Let's assume two django projects, on different sub-domains:
site.com(auth) and app1.site.com(app1) The auth table in site.com is
master. site.com handles: login, logout, account registration, etc.

site.com sets SESSION_COOKIE_DOMAIN to .site.com to allow it to be
read by subdomains

app1 will have login_url set to a view in the app1 project, which does
the following:

    retrieves site.com's session_id value(from cookie)
    validates session_id by making a request to: site.com/validate/
[session_id]/
    If False, redirects to site.com/login?next=[...]
    If True, request user data to: site.com/attributes/[session_id]/
    site.com/attributes/ delivers a dictionary with all the User
values, encrypted using a shared SSO_KEY(encryption done the same way
django encodes and decodes session_id)

Now, app1 has a model SSO_User which has two fields, a foreign key to
User model and an integer field.

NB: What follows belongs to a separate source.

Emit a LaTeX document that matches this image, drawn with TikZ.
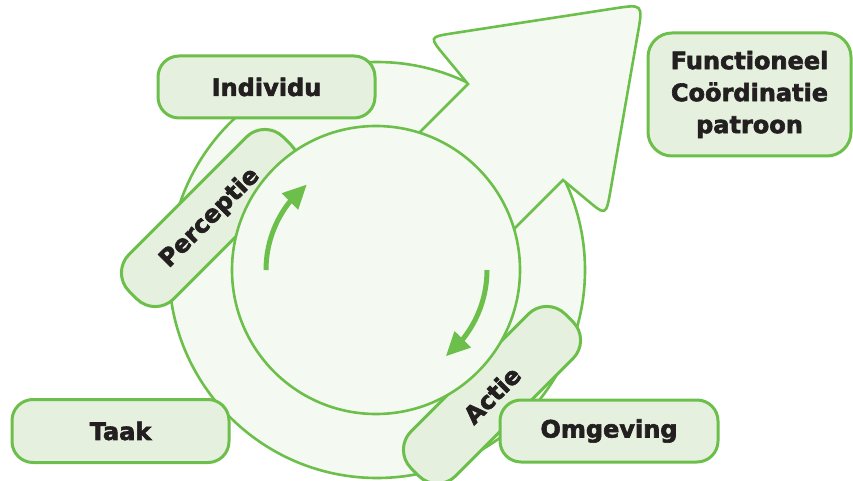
\documentclass[tikz,border=0pt]{standalone}
\usepackage{fontspec}
\setmainfont{DejaVu Sans}[BoldFeatures={FakeBold=2.5}]
\usetikzlibrary{arrows.meta,bending}
\definecolor{gstroke}{RGB}{108,191,75}
\definecolor{bgfill}{RGB}{244,250,241}
\definecolor{boxfill}{RGB}{229,241,222}
\definecolor{txt}{RGB}{35,31,32}
\begin{document}
\begin{tikzpicture}[x=1pt,y=-1pt,
  shape line/.style={draw=gstroke, line width=2.6pt, fill=bgfill},
  label box/.style={draw=gstroke, line width=3pt, fill=boxfill, rounded corners=21pt,
    inner sep=0pt, font=\fontsize{24}{32}\selectfont\bfseries, text=txt, align=center},
  cycle arrow/.style={draw=gstroke, line width=5pt, -{Triangle[length=24pt,width=22pt]}}]
\useasboundingbox (0,0) rectangle (853,481);
\coordinate (oc) at (377,270);
\coordinate (ic) at (376,270);
% outer circle
\draw[shape line] (oc) circle[radius=208];
% big arrow
\draw[shape line, line join=miter] (400,152) -- (468,84)
  -- (445.0,56.2) .. controls (429,37) .. (452.7,33.3)
  -- (613.3,8.6) .. controls (643,4) .. (637.8,33.6)
  -- (610.5,190.4) .. controls (606,216) .. (586.1,199.3)
  -- (563,180) -- (495,248) -- cycle;
% rotated boxes
\node[label box, rotate=45, rounded corners=26pt, minimum width=218pt, minimum height=63pt] (perc) at (210,218) {Perceptie};
\node[label box, rotate=45, rounded corners=26pt, minimum width=218pt, minimum height=63pt] (actie) at (492,395) {Actie};
% inner circle
\draw[shape line] (ic) circle[radius=144];
% cycle arrows
\draw[cycle arrow] (ic) ++(180:110) arc[start angle=180, end angle=231, radius=110];
\draw[cycle arrow] (ic) ++(0:111) arc[start angle=0, end angle=51, radius=111];
% other boxes
\node[label box, minimum width=217pt, minimum height=62pt] (indiv) at (266.5,87) {Individu};
\node[label box, rounded corners=24pt, minimum width=203pt, minimum height=123pt] (func) at (749.5,94.5) {Functioneel\\Coördinatie\\patroon};
\node[label box, minimum width=217pt, minimum height=63pt] (taak) at (120.5,431) {Taak};
\node[label box, minimum width=218pt, minimum height=62pt] (omg) at (609,431) {Omgeving};
\end{tikzpicture}
\end{document}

The SSO_User models links local auth
User to the id of master auth table.

Using the id retrieved from site.com, we check SSO_User for existing
local user, if true we simply update the values and login; if non
existing, we create the user and SSO_User and login.

app1(or any other sub-domain) can keep their own profile information,
without interfering with anything.

It seems simple to implement and safe, but before implementing I
wanted some opinions. What do you think?